Phishead----- What power are you running om your track? Most t cars work well with .420 rear slip-on tires. I wouldn't worry about the fronts. What difference are the wizzard pick-ups? Are they stock replacements? Also there are more groups running these cars than you may realize. They work well with just a very simple rear tire change. Depending on the power and rail type you may have a fairly wide range of heights. Also, if the neo magnets you bought are the level 50 ones. You may not need to drop the rear down much, if at all. If you need to get any parts call Lucky Bobs, he has whatever you need.


----------



## Phishead (Sep 19, 2008)

I am just running the wall-wart that came with the Tomy set, whats that 20 or 22v I forget. The pickups I was looking at were just silver stock replacements, just thought they might help some...but I am still a noob when it comes to messing with slots.

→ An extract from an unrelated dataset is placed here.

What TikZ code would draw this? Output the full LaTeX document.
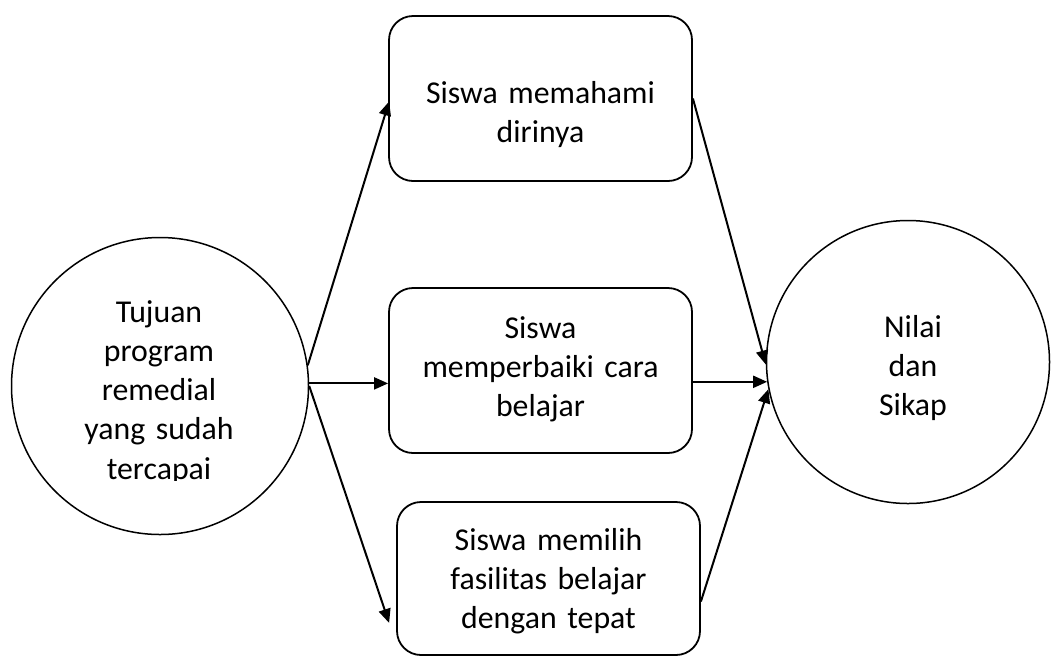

Thanks for the feedback neo.


----------



## Montoya1 (May 14, 2004)

When did LL weaken the traction magnets?


----------



## Phishead (Sep 19, 2008)

everything I have been reading on them it seems they are useing cheaper magnets then when they first came out. I have a older Bush T car that I can put on a peice of track, turn it upside down...car stays stuck. Bought a Johnson car and a new Stewart CoT, neither will do that trick.
So either its hit or miss, or they went to a mag with less downforce.


----------



## brownie374 (Nov 21, 2007)

Come on out to park lane hobbies fri. We are racing t cars and we will hook you up.


----------



## Phishead (Sep 19, 2008)

Brownie what time are the races on Fridays? I was going to try and make it Sun. but just had too much on my plate.

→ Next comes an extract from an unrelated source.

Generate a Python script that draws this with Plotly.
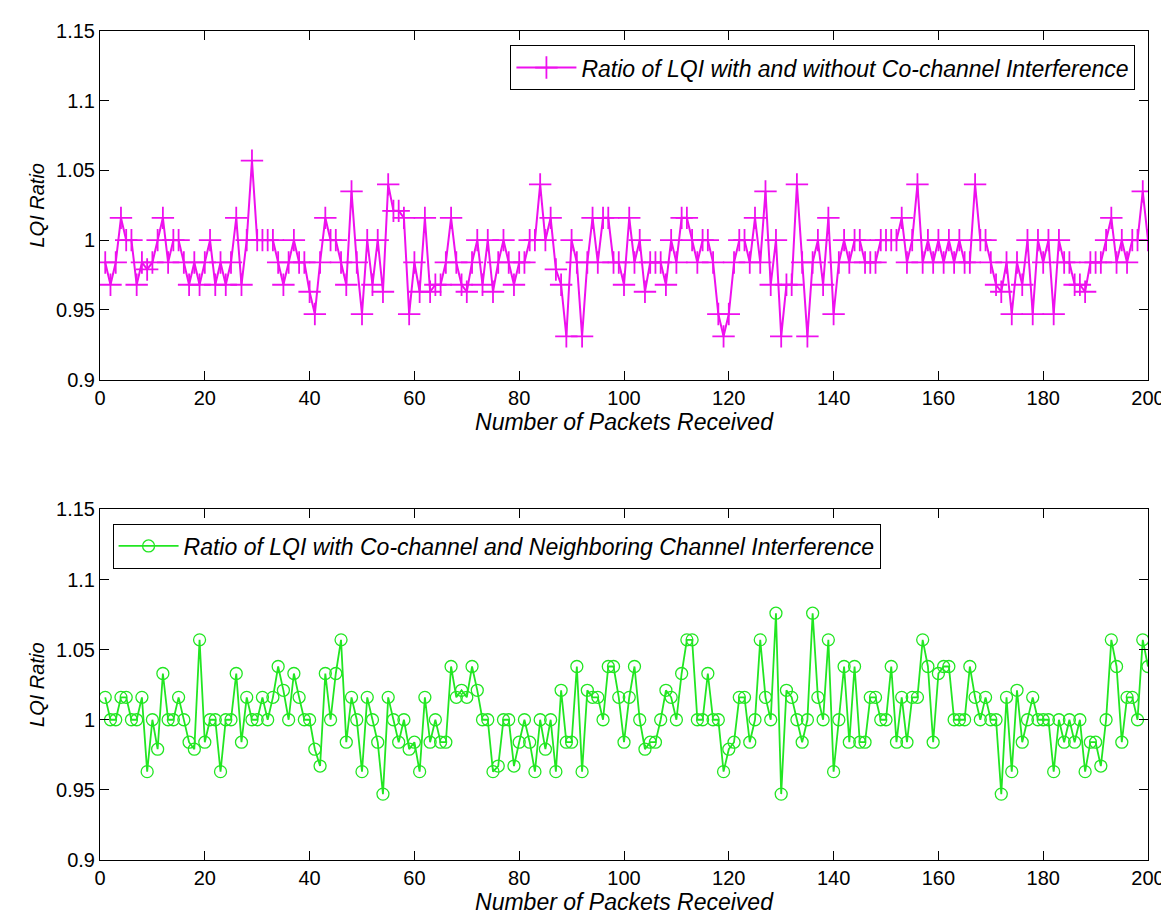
import plotly.graph_objects as go

packets = list(range(1, 201))

ratio_cochannel = [
    0.984, 0.968, 0.984, 1.016, 1.0, 1.0, 0.968, 0.984, 0.979, 0.984,
    1.0, 1.016, 0.984, 1.0, 1.0, 0.984, 0.968, 0.984, 0.968, 0.984,
    1.0, 0.968, 0.984, 0.968, 0.984, 1.016, 0.968, 1.0, 1.057, 1.0,
    1.0, 1.0, 1.0, 0.984, 0.968, 0.984, 1.0, 0.984, 0.984, 0.963,
    0.947, 0.984, 1.016, 1.0, 1.0, 0.984, 0.968, 1.035, 0.984, 0.947,
    1.0, 0.968, 1.0, 0.963, 1.04, 1.021, 1.021, 1.016, 0.947, 0.984,
    0.963, 1.016, 0.963, 0.968, 0.968, 0.984, 1.016, 0.984, 0.968, 0.963,
    0.984, 1.0, 0.968, 1.0, 0.963, 0.984, 1.0, 0.984, 0.968, 0.984,
    0.984, 1.0, 1.0, 1.04, 1.0, 1.016, 0.979, 0.968, 0.931, 1.0,
    0.984, 0.931, 0.984, 1.016, 0.984, 1.016, 1.016, 0.984, 0.984, 0.968,
    1.016, 0.984, 1.0, 0.963, 0.984, 0.984, 0.984, 0.968, 1.0, 0.984,
    1.016, 1.016, 1.0, 0.984, 1.0, 1.0, 0.984, 0.947, 0.931, 0.947,
    0.984, 1.0, 1.0, 0.984, 1.016, 0.984, 1.035, 0.968, 1.0, 0.931,
    0.968, 0.968, 1.04, 0.984, 0.931, 0.984, 1.0, 0.968, 1.016, 0.947,
    0.984, 1.0, 0.984, 1.0, 1.0, 0.984, 0.984, 0.984, 1.0, 1.0,
    1.0, 1.0, 1.016, 0.984, 1.0, 1.04, 0.984, 1.0, 0.984, 1.0,
    0.984, 1.0, 0.984, 1.0, 0.984, 0.984, 1.04, 1.0, 1.0, 0.984,
    0.968, 0.963, 0.984, 0.947, 0.984, 0.968, 1.0, 0.947, 1.0, 0.984,
    1.0, 0.947, 1.0, 0.984, 0.984, 0.968, 0.968, 0.963, 0.984, 0.984,
    0.984, 1.0, 1.016, 0.984, 1.0, 0.984, 1.0, 1.0, 1.035, 1.0,
]

ratio_neighbor = [
    1.016, 1.0, 1.0, 1.016, 1.016, 1.0, 1.0, 1.016, 0.963, 1.0,
    0.979, 1.033, 1.0, 1.0, 1.016, 1.0, 0.984, 0.979, 1.057, 0.984,
    1.0, 1.0, 0.963, 1.0, 1.0, 1.033, 0.984, 1.016, 1.0, 1.0,
    1.016, 1.0, 1.016, 1.038, 1.021, 1.0, 1.033, 1.016, 1.0, 1.0,
    0.979, 0.967, 1.033, 1.0, 1.033, 1.057, 0.984, 1.016, 1.0, 0.963,
    1.016, 1.0, 0.984, 0.947, 1.016, 1.0, 0.984, 1.0, 0.979, 0.984,
    0.963, 1.016, 0.984, 1.0, 0.984, 0.984, 1.038, 1.016, 1.021, 1.016,
    1.038, 1.021, 1.0, 1.0, 0.963, 0.967, 1.0, 1.0, 0.967, 0.984,
    1.0, 0.984, 0.963, 1.0, 0.979, 1.0, 0.963, 1.021, 0.984, 0.984,
    1.038, 0.963, 1.021, 1.016, 1.016, 1.0, 1.038, 1.038, 1.016, 0.984,
    1.016, 1.038, 1.0, 0.979, 0.984, 0.984, 1.0, 1.021, 1.016, 1.0,
    1.033, 1.057, 1.057, 1.0, 1.0, 1.033, 1.0, 1.0, 0.963, 0.979,
    0.984, 1.016, 1.016, 0.984, 1.0, 1.057, 1.016, 1.0, 1.076, 0.947,
    1.021, 1.016, 1.0, 0.984, 1.0, 1.076, 1.016, 1.0, 1.057, 0.963,
    1.0, 1.038, 0.984, 1.038, 0.984, 0.984, 1.016, 1.016, 1.0, 1.0,
    1.038, 0.984, 1.016, 0.984, 1.016, 1.016, 1.057, 1.038, 0.984, 1.033,
    1.038, 1.038, 1.0, 1.0, 1.0, 1.038, 1.016, 1.0, 1.016, 1.0,
    1.0, 0.947, 1.016, 0.963, 1.021, 0.984, 1.0, 1.016, 1.0, 1.0,
    1.0, 0.963, 1.0, 0.984, 1.0, 0.984, 1.0, 0.963, 0.984, 0.984,
    0.967, 1.0, 1.057, 1.038, 0.984, 1.016, 1.016, 1.0, 1.057, 1.038,
]

x_ticks = [0, 20, 40, 60, 80, 100, 120, 140, 160, 180, 200]
y_ticks = [0.9, 0.95, 1.0, 1.05, 1.1, 1.15]
y_tick_labels = ["0.9", "0.95", "1", "1.05", "1.1", "1.15"]

name_top = "Ratio of LQI with and without Co-channel Interference"
name_bottom = "Ratio of LQI with Co-channel and Neighboring Channel Interference"
x_title = "Number of Packets Received"
y_title = "LQI Ratio"

MAGENTA = "#ee10ee"
GREEN = "#22e622"
FONT = "Liberation Sans, Arial, sans-serif"

fig = go.Figure()
fig.add_trace(go.Scatter(
    x=packets, y=ratio_cochannel, mode="lines+markers", name=name_top,
    line=dict(color=MAGENTA, width=2),
    marker=dict(symbol="cross-thin", size=16, color=MAGENTA,
                line=dict(color=MAGENTA, width=1.8)),
    xaxis="x", yaxis="y", legend="legend",
))
fig.add_trace(go.Scatter(
    x=packets, y=ratio_neighbor, mode="lines+markers", name=name_bottom,
    line=dict(color=GREEN, width=1.8),
    marker=dict(symbol="circle-open", size=12, color=GREEN,
                line=dict(color=GREEN, width=1.3)),
    xaxis="x2", yaxis="y2", legend="legend2",
))

common_x = dict(
    range=[0, 200], tickvals=x_ticks, ticks="inside", ticklen=9,
    showline=True, linecolor="black", linewidth=1, mirror="ticks",
    showgrid=False, zeroline=False, tickcolor="black",
    tickfont=dict(family=FONT, size=20, color="black"),
    title=dict(text=x_title, font=dict(family=FONT, size=23, color="black", style="italic"),
               standoff=2),
)
common_y = dict(
    range=[0.9, 1.15], tickvals=y_ticks, ticktext=y_tick_labels, ticks="inside", ticklen=9,
    showline=True, linecolor="black", linewidth=1, mirror="ticks",
    showgrid=False, zeroline=False, tickcolor="black",
    tickfont=dict(family=FONT, size=20, color="black"),
    title=dict(text=y_title, font=dict(family=FONT, size=20, color="black", style="italic"),
               standoff=6),
)

H = 915
top_y0, top_y1 = 22, 371
bot_y0, bot_y1 = 501, 852
mt, mb = top_y0, H - bot_y1
ph = bot_y1 - top_y0

fig.update_layout(
    width=1169, height=915,
    paper_bgcolor="white", plot_bgcolor="white",
    margin=dict(l=92, r=24, t=mt, b=mb),
    showlegend=True,
    xaxis=dict(domain=[0, 1], anchor="y", **common_x),
    yaxis=dict(domain=[(bot_y1 - top_y1) / ph, 1], anchor="x", **common_y),
    xaxis2=dict(domain=[0, 1], anchor="y2", **common_x),
    yaxis2=dict(domain=[0, (bot_y1 - bot_y0) / ph], anchor="x2", **common_y),
    legend=dict(
        x=0.988, y=0.983, xanchor="right", yanchor="top",
        bgcolor="white", bordercolor="black", borderwidth=1,
        font=dict(family=FONT, size=23, color="black", style="italic"),
        itemwidth=60,
    ),
    legend2=dict(
        x=0.012, y=(bot_y1 - bot_y0) / ph - 0.017, xanchor="left", yanchor="top",
        bgcolor="white", bordercolor="black", borderwidth=1,
        font=dict(family=FONT, size=23, color="black", style="italic"),
        itemwidth=60,
    ),
)

fig.write_html("out.html")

I am off this friday and might just have to take a trip out to Dyer.


----------



## brownie374 (Nov 21, 2007)

8pm I should be there if work allows and my good friend John Verbich will be there and we would both be happy to help!Just ask.


----------



## Phishead (Sep 19, 2008)

Yea I might just head up there Friday. If anything its a good excuse to get the Camaro out one last time as long as the weather is decent.


----------



## JVerb (Oct 6, 2006)

Hey I'll be there Friday. I have a red 2001 Camaro SS convertible. What year is yours. I don't know if I'll bring the Camaro, depends on the weather. I will have slotcars to loan out to anybody that might need one. My hard drive crashed and I don't have it running yet so I have not been able to post lately. I am on buddy's putor now. Hope to see you there Friday.


----------



## Phishead (Sep 19, 2008)

Red 99 Z-28 vert. Most of the normal mods, maf, cai, headers, exhaust, ported tb, msd coils, 3k stall, ls6 intake, Z-06 rims. Got it down to 12.7s this summer at 41 but spinning them pretty good. Need to get a new 12 bolt rear if I even think about adding more power...366 rwhp after the tune from Straight Line. If I ever get the spare 2 grand the rear-end w/ 3.73s and slicks will be on it...then a cam...then a cage so I can actually make a pass at 66...then a......might as well leave it as it is heh.

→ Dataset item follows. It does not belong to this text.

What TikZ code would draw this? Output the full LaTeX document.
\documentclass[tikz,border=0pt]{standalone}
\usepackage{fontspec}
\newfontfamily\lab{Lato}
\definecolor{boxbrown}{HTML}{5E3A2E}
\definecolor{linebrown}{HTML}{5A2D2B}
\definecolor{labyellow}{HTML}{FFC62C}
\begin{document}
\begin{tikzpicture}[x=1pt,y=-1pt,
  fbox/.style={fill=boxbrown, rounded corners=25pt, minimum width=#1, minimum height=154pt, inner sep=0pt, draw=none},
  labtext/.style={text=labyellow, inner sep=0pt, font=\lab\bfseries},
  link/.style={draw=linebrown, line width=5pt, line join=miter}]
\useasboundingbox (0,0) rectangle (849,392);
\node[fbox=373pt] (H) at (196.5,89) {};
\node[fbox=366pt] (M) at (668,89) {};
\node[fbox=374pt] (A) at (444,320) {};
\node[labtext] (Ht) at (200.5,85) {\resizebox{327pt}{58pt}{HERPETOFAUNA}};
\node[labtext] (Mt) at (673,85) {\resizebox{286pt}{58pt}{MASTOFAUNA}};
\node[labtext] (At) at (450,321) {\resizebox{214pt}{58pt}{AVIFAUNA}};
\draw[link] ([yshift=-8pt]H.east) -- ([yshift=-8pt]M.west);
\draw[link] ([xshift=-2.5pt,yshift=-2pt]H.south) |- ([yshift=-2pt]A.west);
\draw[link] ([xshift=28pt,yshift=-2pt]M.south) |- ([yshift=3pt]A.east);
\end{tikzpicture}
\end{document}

But yea I am really thinking about heading out on friday, will let ya know.


----------



## JVerb (Oct 6, 2006)

On the life likes adjusting the rear tires till the traction magnets drag on the rails. Dennis Rutherford (spelling) makes a set of 360's that you just slip on and puts most lifelikes right where you need to be if you are running on a Tomy. The other thing to watch out for is the crown gear has some nubes in it that need to be sanded down otherwise it causes the car to bounce a little. The pick up shoes can be a pain just try and set them the way you would on any other car so that you use the whole shoe and not just the front tip or the heel. We will have tires and shoes for you if you make the trip.2001 Camaro SS vert, sub frame connectors, lower control arms, and a SLP lid 13.50's 106. Solid hook very little spin. Just turned 20,000 on the od.


----------



## brownie374 (Nov 21, 2007)

Just found out park lanes race this friday is cancelled because of the hobby show.We will race next fridat the 24th.


----------



## bearsox (Apr 22, 2006)

*Phishead ,
If you can make it to Brownies place on the 9th ... i plan on being there and will bring out some of my tires. BTW for you guys who like color to match your car i have the .360's in a few fun colors like yellow , red , blue , and orange. i tried some last time out at the hobby shop and they grab quite well. Hope to see some new guys there. BTW if you haven't experienced a relaxed and fun group your missing out. Fun and very helpfull too ! See ya then.:wave:*


----------



## wheelszk (Jul 8, 2006)

Hey Dennis, how you feeling?


----------



## brownie374 (Nov 21, 2007)

*Race in Portage Indiana*

Hey Dennis my race is Nov.2 the 9th is the midwest hobby show


----------